For women to close the diversity and funding gaps in tech and in finance — where men dominate the C-suite and decision-making — it takes an ecosystem.
Payoneer President Keren Levy and The World Bank Group Head of the We-Fi Secretariat Wendy Teleki told Karen Webster that parity is sorely lacking.
But a combination of education, support, skill building and even technology can help female entrepreneurs thrive. And along the way, the tech and finance industries can benefit from the creativity and innovation that women bring to the conversation and to the boardroom.
The Divide
The stats bear out the gender divide that currently exists. Last year, only 24% of leadership roles in financial services firms were filled by women despite the fact that women make up about half the workforce. And that percentage will grow only slightly, to 28% by 2030.
“And if you’re talking about venture capital,” said Levy, “VCs don’t have enough women, which mean that boards do not have enough women, which then means that C-suites are mostly dominated by males.”
The negative repercussions are far-reaching.
The diversity gap starts early, widens over time. From a young age, girls and young women are not actively encouraged to take math and “are not talked to about business or about finance. So they shy away from those things and don’t have confidence [about these subjects] as a result.”

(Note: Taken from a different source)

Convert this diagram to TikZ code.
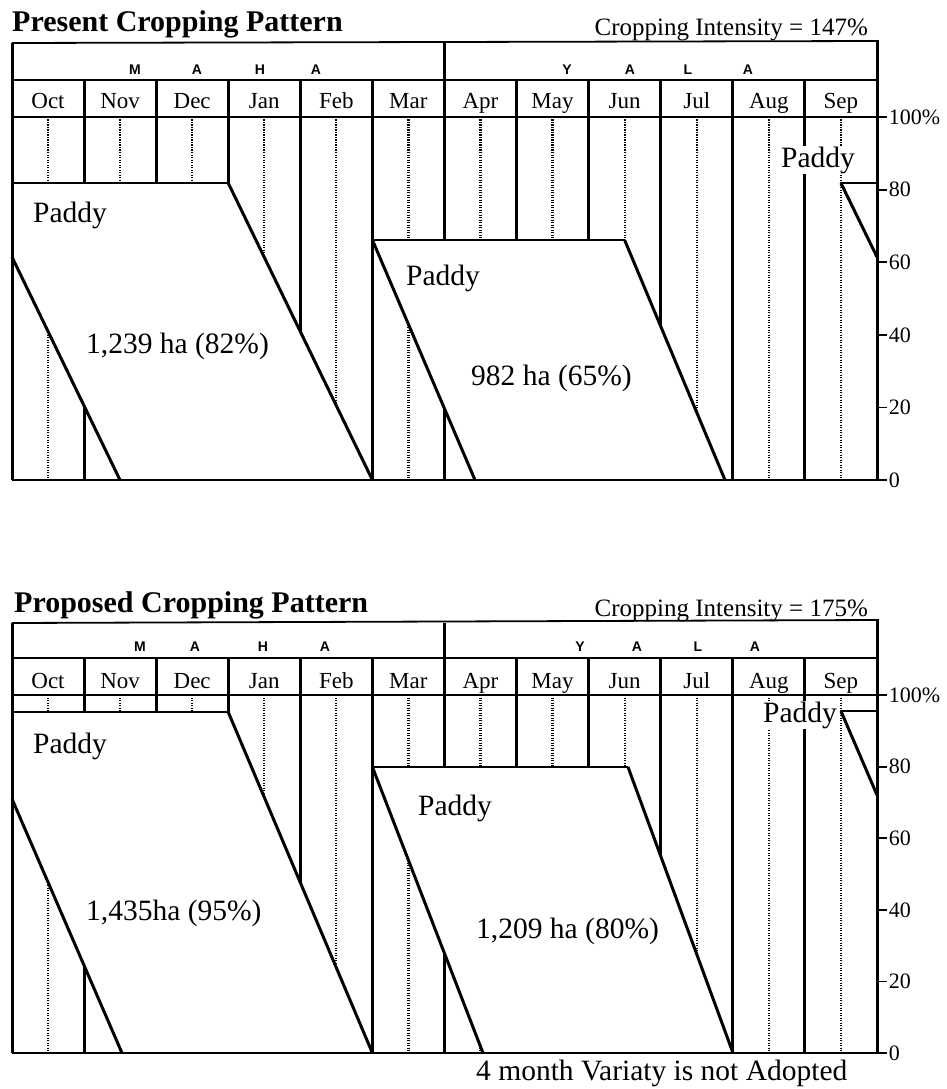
\documentclass[tikz,border=0pt]{standalone}
\usepackage{fontspec}
\setmainfont{Liberation Serif}
\setsansfont{Liberation Sans}

\begin{document}
\begin{tikzpicture}[x=1pt,y=-1pt,
  mline/.style={line width=3pt},
  hline/.style={line width=1.8pt},
  midline/.style={line width=2.2pt,dash pattern=on 1.3pt off 1.2pt},
  edge/.style={line width=3pt},
  title/.style={font=\fontsize{30}{32}\selectfont\bfseries,inner sep=0pt},
  cint/.style={font=\fontsize{25}{27}\selectfont,inner sep=0pt},
  season/.style={font=\fontsize{14}{15}\selectfont\sffamily\bfseries,inner sep=0pt},
  mon/.style={font=\fontsize{23}{24}\selectfont,inner sep=0pt,anchor=base},
  tick/.style={font=\fontsize{22}{24}\selectfont,inner sep=1pt,anchor=west},
  lbl/.style={font=\fontsize{29.5}{31}\selectfont,inner sep=1pt,anchor=base west}]
\useasboundingbox (0,0) rectangle (947,1089);

% present pattern
\node[title,anchor=base west] (ptitle) at (12,32) {Present Cropping Pattern};
\node[cint,anchor=base east] (pint) at (868,36) {Cropping Intensity = 147\%};
\foreach \m in {1,...,11} \draw[mline] ({12+72.08*\m},80) -- ({12+72.08*\m},480);
\foreach \m in {0,...,11} \draw[midline] ({48+72.08*\m},117) -- ({48+72.08*\m},480);
\draw[mline] (444.5,43) -- (444.5,80);
\fill[white] (12,183) -- (228.2,183) -- (372.4,480) -- (120,480) -- (12,257) -- cycle;
\fill[white] (840.9,183) -- (877,183) -- (877,257) -- cycle;
\fill[white] (372.4,240) -- (624.6,240) -- (725,480) -- (475,480) -- cycle;
\draw[hline] (12,183) -- (228.2,183) (840.9,183) -- (877,183) (372.4,240) -- (624.6,240);
\draw[edge] (228.2,183) -- (372.4,480) (12,257) -- (120,480) (840.9,183) -- (877,257)
  (372.4,240) -- (475,480) (624.6,240) -- (725,480);
\draw[hline] (12,43) -- (877,41) (12,80) -- (877,80) (12,117) -- (877,117);
\draw[mline] (12,43) -- (12,480) (877,40) -- (877,480);
\draw[line width=2.2pt] (12,480) -- (877,480);
\foreach \k/\t in {0/100\%,1/80,2/60,3/40,4/20,5/0}
  \draw[hline] (877,{117+72.6*\k}) -- (887,{117+72.6*\k}) node[tick] (pt\k) {\t};
\foreach \n [count=\i from 0] in {Oct,Nov,Dec,Jan,Feb,Mar,Apr,May,Jun,Jul,Aug,Sep}
  \node[mon] (pm\i) at ({48+72.08*\i},109) {\n};
\foreach \l/\x [count=\i] in {M/135,A/197,H/260,A/316,Y/567,A/630,L/688,A/748}
  \node[season] (ps\i) at (\x,70) {\l};
\node[lbl] (pmaha) at (32,222) {Paddy};
\node[lbl] (pmahaarea) at (85,353) {1,239 ha (82\%)};
\node[lbl] (pyala) at (405,285) {Paddy};
\node[lbl] (pyalaarea) at (470,385) {982 ha (65\%)};
\node[lbl,fill=white] (psep) at (780,167) {Paddy};

% proposed pattern
\node[title,anchor=base west] (qtitle) at (14,612) {Proposed Cropping Pattern};
\node[cint,anchor=base east] (qint) at (868,616) {Cropping Intensity = 175\%};
\foreach \m in {1,...,11} \draw[mline] ({12+72.08*\m},658) -- ({12+72.08*\m},1053);
\foreach \m in {0,...,11} \draw[midline] ({48+72.08*\m},695) -- ({48+72.08*\m},1053);
\draw[mline] (444.5,623) -- (444.5,658);
\fill[white] (12,712) -- (228.2,712) -- (372.4,1053) -- (122,1053) -- (12,799) -- cycle;
\fill[white] (840.9,711) -- (877,711) -- (877,795) -- cycle;
\fill[white] (372.4,767) -- (628,767) -- (733,1053) -- (483,1053) -- cycle;
\draw[hline] (12,712) -- (228.2,712) (840.9,711) -- (877,711) (372.4,767) -- (628,767);
\draw[edge] (228.2,712) -- (372.4,1053) (12,799) -- (122,1053) (840.9,711) -- (877,795)
  (372.4,767) -- (483,1053) (628,767) -- (733,1053);
\draw[hline] (12,623) -- (877,620) (12,658) -- (877,658) (12,695) -- (877,695);
\draw[mline] (12,623) -- (12,1053) (877,619) -- (877,1053);
\draw[line width=2.2pt] (12,1053) -- (877,1053);
\foreach \k/\t in {0/100\%,1/80,2/60,3/40,4/20,5/0}
  \draw[hline] (877,{695+71.6*\k}) -- (887,{695+71.6*\k}) node[tick] (qt\k) {\t};
\foreach \n [count=\i from 0] in {Oct,Nov,Dec,Jan,Feb,Mar,Apr,May,Jun,Jul,Aug,Sep}
  \node[mon] (qm\i) at ({48+72.08*\i},688) {\n};
\foreach \l/\x [count=\i] in {M/140,A/195,H/263,A/325,Y/580,A/637,L/698,A/755}
  \node[season] (qs\i) at (\x,647) {\l};
\node[lbl] (qmaha) at (32,753) {Paddy};
\node[lbl] (qmahaarea) at (85,920) {1,435ha (95\%)};
\node[lbl] (qyala) at (417,815) {Paddy};
\node[lbl] (qyalaarea) at (475,938) {1,209 ha (80\%)};
\node[lbl,fill=white] (qsep) at (762,722) {Paddy};
\node[lbl] (qnote) at (475,1080) {4 month Variaty is not Adopted};
\end{tikzpicture}
\end{document}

It’s important to have the gift of confidence, as Teleki and Levy noted. Despite years in the payments industry, Levy said, “there is not a day that I don’t feel a bit of anxiety or glitches in my self-confidence.”
But a woman who is “plugged into” a senior position, Levy said, can coach, train and really influence the DNA of a company … and by extension, the society in which it operates.
There’s a skill-building element that is critical, and the stage is set for those skills to be developed, chiefly through the innate connections fostered between women.
“Women tend to have stronger networks than men,” Teleki said. “They’re deep and personal — but they are not business networks.”
The Role of Technology
But technology and the digital shift that has taken shape over the past few years, especially amid the pandemic, has given opportunities for founders and entrepreneurs — women in particular — to take advantage of platforms to build the networks they need to succeed.
To get there, where women’s success and representation can transform finance and tech, Teleki said, requires accountability and transparency. There has been progress in setting goals and improving the representation of women on corporate boards, in fostering women-owned businesses as suppliers to large supply chain companies.
“We work on trying to get financial institutions to understand how much they are lending to women,” Teleki said of the World Bank, “and when they see its 10% of their business, they realize they are missing something and there’s a gap that needs to be addressed.”
What’s Measured is Managed
As Teleki and Levy noted: What’s measured can be managed — and data viewed through a “gender lens” can enable stakeholders to examine what’s working and what’s not.
As Teleki said, “If you’re not tracking it, you are not going to do anything. Are you getting funding to women? How?” To illustrate how data can illuminate the gender gap, she pointed out that studies have shown that women who enter tech accelerators are no more likely to get funding for their businesses than if they’d never entered the accelerator at all. But men are two to three times more likely to get funding.
Soft skills play a role, ultimately, in the ultimate success of women’s efforts to launch businesses, to find their way towards better representation in the C-Suite. And to fund the next round of innovation.
Biases within the financial industry present a formidable challenge. Levy and Teleki noted that in cold-pitch competitions, for example, women can be at a disadvantage. There can be biases inherent in conversations themselves. Women, Teleki said, are asked more often — in pitches that last only a few minutes — about “downside” risks to their businesses; men are asked more often about “upside” potential.
To address those biases, selection processes that consciously integrate and pursue more exposure to women over time — with longer presentations and more direct interactions and peer scoring — will usually result in more funding.
What’s Happening on the Ground
Teleki noted that despite the challenges, there is good work happening on the ground. Venture capital has been helping to fill the void, she added.
“FinTech is going to be important on this front,” she predicted, “and we’re taking an ecosystem approach.”
She explained that the Women Entrepreneurs Finance Initiative is a program that’s housed at the World Bank. There’s an initial pool of $350 million from 14 donor countries. Those funds are in turn disbursed through a range of multilateral development groups — spanning the International Finance Corp. and the African Development Bank, the European bank for Reconstruction and Development, eCommerce platforms, government agencies and training institutions, she said.
“We expect the $350 million that we’ve received from our donors to mobilize $3.5 billion in funding to support women entrepreneurs,” she said.